I find it rather remarkable how they aquired the contracts in early 2023 and the thing is already running.
It's promising how costs are dropping. CATL have recently announced sodium ion batteries with a cost around $40 per kWh and material costs around $10 so there's room for things to drop as production scales. https://www.nextbigfuture.com/2025/08/catl-sodium-ion-batter...
CATL and BYD are both building 30 GWh per year plants or 60 GWh between them so that's enough for 100 Tilbury plants per year just from sodium batteries. And of course lithium batteries are still cranking along.
63days from start to completion. Paid itself off in 2 years. Saved consumers well over $100million/yr across the state in power bill reductions (only 1.8million people in that state and this is after the battery owners took their profit).
There's really nothing but positives from grid scale batteries. They cut out all those <0 and >100x price fluctuations on the grid and the payoff for investors is ridiculous right now.
I wonder if that growth comes from grid-scale batteries or from domestic installations. There are huge government incentives for installing a home battery system and connecting it to a VPP, so I wonder if the policy is focused at the domestic or grid level.
> This landmark 300MW battery storage site is capable of powering up to 680,000 homes with instantaneous power over two hours
Power is 300MW (300000000 Joules/second), which it can deliver for 2 hours, so capacity (energy contained in the device) is 600 MWh (or 2160000000000 Joules)
It effectively decouples for any period when no gas is needed; so if those batteries let you turn off the gas generators for an hour the price decouples from gas.
While this is worthwhile, I think that the parent post may be referring more to the "UK Electricity price" to consumers, and how this is calculated. It is related, but not quite the same as "roll out more renewables faster and so burn less gas"

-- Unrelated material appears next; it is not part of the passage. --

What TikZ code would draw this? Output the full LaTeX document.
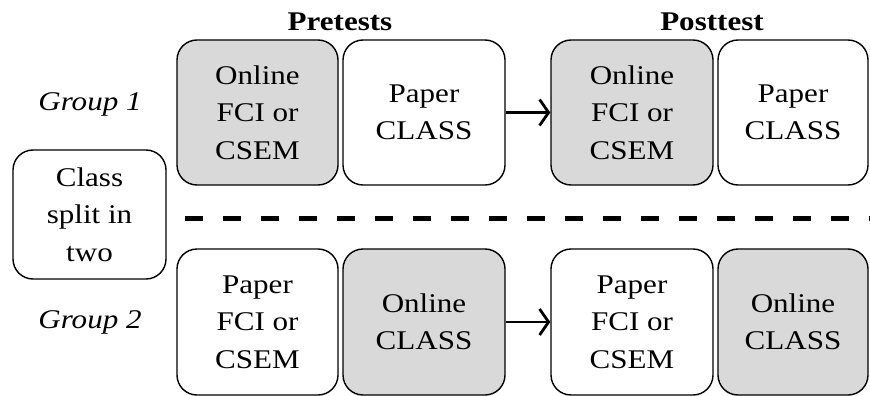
\documentclass[tikz,border=0pt]{standalone}
\usepackage{fontspec}
\setmainfont{Liberation Serif}[FakeStretch=1.15]
\usetikzlibrary{arrows.meta}
\definecolor{boxgray}{HTML}{D9D9D9}
\tikzset{
  testbox/.style={draw=black, line width=1.4pt, rounded corners=20pt, align=center,
    font=\fontsize{27}{37.5}\selectfont, inner sep=0pt},
  grayfill/.style={fill=boxgray},
  headlabel/.style={font=\fontsize{27}{32}\selectfont\bfseries},
  grouplabel/.style={font=\fontsize{27}{32}\selectfont\itshape},
  flow/.style={line width=2.8pt, -{Straight Barb[length=9pt,width=26pt,line width=2.8pt]}}
}
\begin{document}
\begin{tikzpicture}[x=1pt,y=-1pt]
\useasboundingbox (0,0) rectangle (870,396);
% class box
\node[testbox, minimum width=153pt, minimum height=129pt] (cls) at (89.5,214.5) {Class\\split in\\two};
% group labels
\node[grouplabel] (g1) at (90,104) {Group 1};
\node[grouplabel] (g2) at (90,322) {Group 2};
% headings
\node[headlabel] (pre) at (340,22) {Pretests};
\node[headlabel] (post) at (712,22) {Posttest};
% top row
\node[testbox, grayfill, minimum width=161pt, minimum height=145pt] (t1) at (257.5,112.5) {Online\\FCI or\\CSEM};
\node[testbox, minimum width=162pt, minimum height=145pt] (t2) at (424,112.5) {Paper\\CLASS};
\node[testbox, grayfill, minimum width=162pt, minimum height=145pt] (t3) at (632,112.5) {Online\\FCI or\\CSEM};
\node[testbox, minimum width=150pt, minimum height=145pt] (t4) at (793,112.5) {Paper\\CLASS};
% bottom row
\node[testbox, minimum width=161pt, minimum height=146pt] (b1) at (257.5,322) {Paper\\FCI or\\CSEM};
\node[testbox, grayfill, minimum width=162pt, minimum height=146pt] (b2) at (424,322) {Online\\CLASS};
\node[testbox, minimum width=162pt, minimum height=146pt] (b3) at (632,322) {Paper\\FCI or\\CSEM};
\node[testbox, grayfill, minimum width=150pt, minimum height=146pt] (b4) at (793,322) {Online\\CLASS};
% arrows
\draw[flow] (t2.east) -- (t3.west);
\draw[flow] (b2.east) -- (b3.west);
% dashed divider
\coordinate (dl) at (185,218);
\coordinate (dr) at (870,218);
\draw[line width=5pt, dash pattern=on 18pt off 20pt] (dl) -- (dr);
\end{tikzpicture}
\end{document}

> "If we actually paid the average price of what our electricity now costs to produce, our bills would be substantially cheaper."
> In simple terms: the price in the electricity market on any given day is dictated by the most expensive source of generation available, which in the UK would be its gas-fired power plants.
I support "roll out more renewables faster" and pricing reform. Linked article makes it clear that the UK has "one of the most expensive electricity markets in the world" and this impacts consumers and businesses.
Which does raise the question: who benefits from the current pricing arrangement, and why do they have the deciding vote?
That will never happen. They'll use that excuse until the very last gas powered plant is alive and then there will immediately be some other reason why energy prices have to stay the way they are.
Does the UK not have an option for hourly-pricing? That's usually where as a consumer you can have the most gains. In the summer, with solar panels, my energy bill is negative (in The Netherlands)
Some suppliers (e.g., Octopus Energy) offer half-hourly tariffs whose rates track the day-ahead wholesale market and are published daily. Prices usually fall when supply is abundant (e.g., windy/sunny periods)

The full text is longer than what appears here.